Large models make scale-from-zero risky because cold start can take minutes. Keep warm capacity for latency-critical models.
Degradation Ladder
Define fallback behavior before incidents.
Each step should be explicit about user impact. A "safe default" for fraud may be manual review; a "safe default" for recommendations may be popular content.
Failure Modes
Model Load Failure
A new artifact cannot be loaded because of incompatible runtime, missing dependency, wrong tensor shape, or corrupt artifact.
Mitigation: validate artifacts before promotion, use staged rollout, keep previous model loaded until the new model passes health checks.
Feature Fetch Timeout
The model server is healthy but upstream feature retrieval fails.
Mitigation: enforce strict timeouts, define fallback features, use cached features when safe, and measure feature-store availability separately.
Tail Latency Collapse
Average latency is fine, but p99 rises during bursts because queues grow faster than workers drain them.
Mitigation: queue limits, load shedding, admission control (Backpressure), separate pools for expensive models, and capacity tests at expected burst size.
Silent Wrong Model
The service deploys a valid model artifact that belongs to the wrong dataset, segment, or feature schema.

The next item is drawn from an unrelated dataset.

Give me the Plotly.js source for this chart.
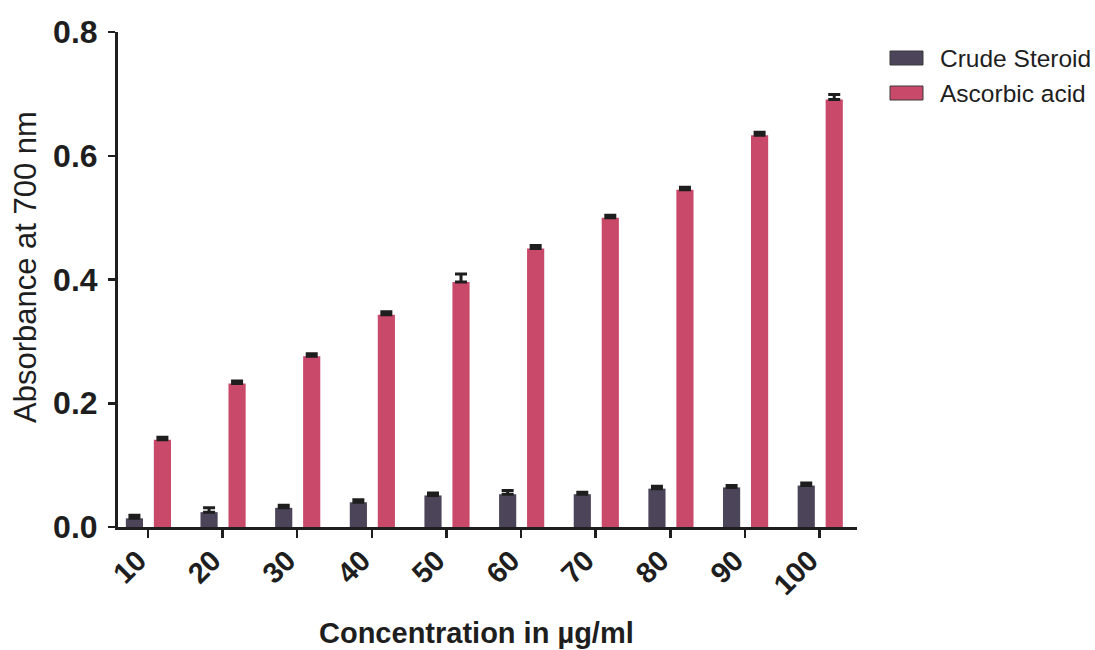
<!DOCTYPE html>
<html>
<head>
<meta charset="utf-8">
<script src="https://cdn.plot.ly/plotly-3.0.1.min.js"></script>
<style>
  html, body { margin: 0; padding: 0; background: #ffffff; }
  #chart { width: 1095px; height: 650px; }
</style>
</head>
<body>
<div id="chart"></div>
<script>
// Concentrations tested (µg/ml)
const concentrations = ['10', '20', '30', '40', '50', '60', '70', '80', '90', '100'];

// Mean absorbance at 700 nm and upper error (SEM)
const steroidValues = [0.014, 0.024, 0.031, 0.040, 0.051, 0.053, 0.053, 0.062, 0.064, 0.067];
const steroidErrors = [0.005, 0.007, 0.004, 0.004, 0.004, 0.006, 0.003, 0.004, 0.003, 0.004];

const ascorbicValues = [0.141, 0.232, 0.276, 0.343, 0.396, 0.450, 0.500, 0.545, 0.633, 0.691];
const ascorbicErrors = [0.004, 0.004, 0.004, 0.005, 0.013, 0.005, 0.004, 0.004, 0.005, 0.008];

const seriesNames = ['Crude Steroid', 'Ascorbic acid'];
const yTicks = [0, 0.2, 0.4, 0.6, 0.8];
const xTitle = 'Concentration in µg/ml';
const yTitle = 'Absorbance at 700 nm';

const colSteroid = '#4c4559';
const colAscorbic = '#c9496a';
const ink = '#1e1e1e';
const FONT = 'Liberation Sans, Arial, sans-serif';
const zeros = concentrations.map(() => 0);

const errStyle = (vals) => ({
  type: 'data', symmetric: false, array: vals, arrayminus: zeros,
  color: ink, thickness: 3, width: 6
});

const traces = [
  {
    type: 'bar', name: seriesNames[0], x: concentrations, y: steroidValues,
    offset: -0.295, width: 0.23,
    marker: { color: colSteroid, line: { width: 0 } },
    error_y: errStyle(steroidErrors), showlegend: false
  },
  {
    type: 'bar', name: seriesNames[1], x: concentrations, y: ascorbicValues,
    offset: 0.08, width: 0.23,
    marker: { color: colAscorbic, line: { width: 0 } },
    error_y: errStyle(ascorbicErrors), showlegend: false
  }
];

// Plot area in pixels, used to place the legend and axis titles
const M = { l: 118, r: 238, t: 32, b: 123 };
const W = 1095, H = 650;
const pw = W - M.l - M.r, ph = H - M.t - M.b;
const px = (x) => (x - M.l) / pw;
const py = (y) => (H - M.b - y) / ph;

const legendRows = [
  { name: seriesNames[0], color: colSteroid, cy: 58 },
  { name: seriesNames[1], color: colAscorbic, cy: 93 }
];
const shapes = legendRows.map(r => ({
  type: 'rect', xref: 'paper', yref: 'paper',
  x0: px(890), x1: px(923), y0: py(r.cy + 7), y1: py(r.cy - 7),
  fillcolor: r.color, line: { color: '#3a3a3a', width: 1 }
}));
const annotations = legendRows.map(r => ({
  xref: 'paper', yref: 'paper', x: px(938), y: py(r.cy),
  xanchor: 'left', yanchor: 'middle', showarrow: false,
  text: r.name, font: { family: FONT, size: 24.5, color: ink }
}));

// Axis titles
annotations.push({
  xref: 'paper', yref: 'paper', x: px(476), y: py(633),
  xanchor: 'center', yanchor: 'middle', showarrow: false,
  text: xTitle, font: { family: FONT, size: 29, color: ink, weight: 'bold' }
});
annotations.push({
  xref: 'paper', yref: 'paper', x: px(25), y: py(267),
  xanchor: 'center', yanchor: 'middle', showarrow: false, textangle: -90,
  text: yTitle, font: { family: FONT, size: 31, color: ink }
});

const layout = {
  width: W, height: H,
  margin: M,
  paper_bgcolor: '#ffffff', plot_bgcolor: '#ffffff',
  barmode: 'overlay',
  showlegend: false,
  font: { family: FONT, color: ink },
  xaxis: {
    type: 'category', range: [-0.4, 9.5],
    showline: true, linecolor: ink, linewidth: 3,
    showgrid: false, zeroline: false,
    ticks: 'outside', ticklen: 8, tickwidth: 2.5, tickcolor: ink,
    tickangle: -45,
    ticklabelstandoff: -6,
    ticklabelshift: -10,
    tickfont: { size: 29, color: ink, family: FONT, weight: 'bold' },
    fixedrange: true
  },
  yaxis: {
    range: [0, 0.8], tickvals: yTicks, ticktext: yTicks.map(v => v.toFixed(1)),
    showline: true, linecolor: ink, linewidth: 3,
    showgrid: false, zeroline: false,
    ticks: 'outside', ticklen: 7, tickwidth: 2.5, tickcolor: ink,
    ticklabelstandoff: 4,
    tickfont: { size: 32, color: ink, family: FONT, weight: 'bold' },
    fixedrange: true
  },
  shapes: shapes,
  annotations: annotations
};

Plotly.newPlot('chart', traces, layout, { displayModeBar: false, staticPlot: true });
</script>
</body>
</html>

Mitigation: require model cards or metadata checks, schema compatibility gates, artifact hashes, and model-version logging on every prediction.
Deployment Patterns
| Pattern | Use when | Watch out for |
|---|---|---|
| Blue-green | Need fast rollback of whole model service | Double capacity |
| Canary | Want gradual live validation | Weak signal at low traffic |
| Shadow | Need compare without user impact | Shadow feature load can still affect dependencies |
| Multi-armed bandit | Optimization objective is measurable quickly | Can exploit short-term proxy metrics |
| Rules fallback | Model can fail open or fail closed safely | Rule path may drift from model path |
Operational Metrics
| Layer | Metrics |
|---|---|
| Request | QPS, p50/p95/p99 latency, timeout rate, error rate |
| Queue | Queue depth, wait time, dropped requests |
| Model | Inference time, model load time, version, memory usage |
| Hardware | CPU/GPU utilization, GPU memory, accelerator errors |
| Features | Lookup latency, freshness, miss rate |
| Quality | Online guardrails, delayed labels, drift, calibration |
Key Takeaways
- Model serving is a production service with model-specific failure modes.
- Roll out model artifacts independently from application code.
- Prediction logs are required for monitoring, debugging, and retraining.
- Batching improves throughput but must be managed against p99 latency.
- Always design fallback behavior before deployment.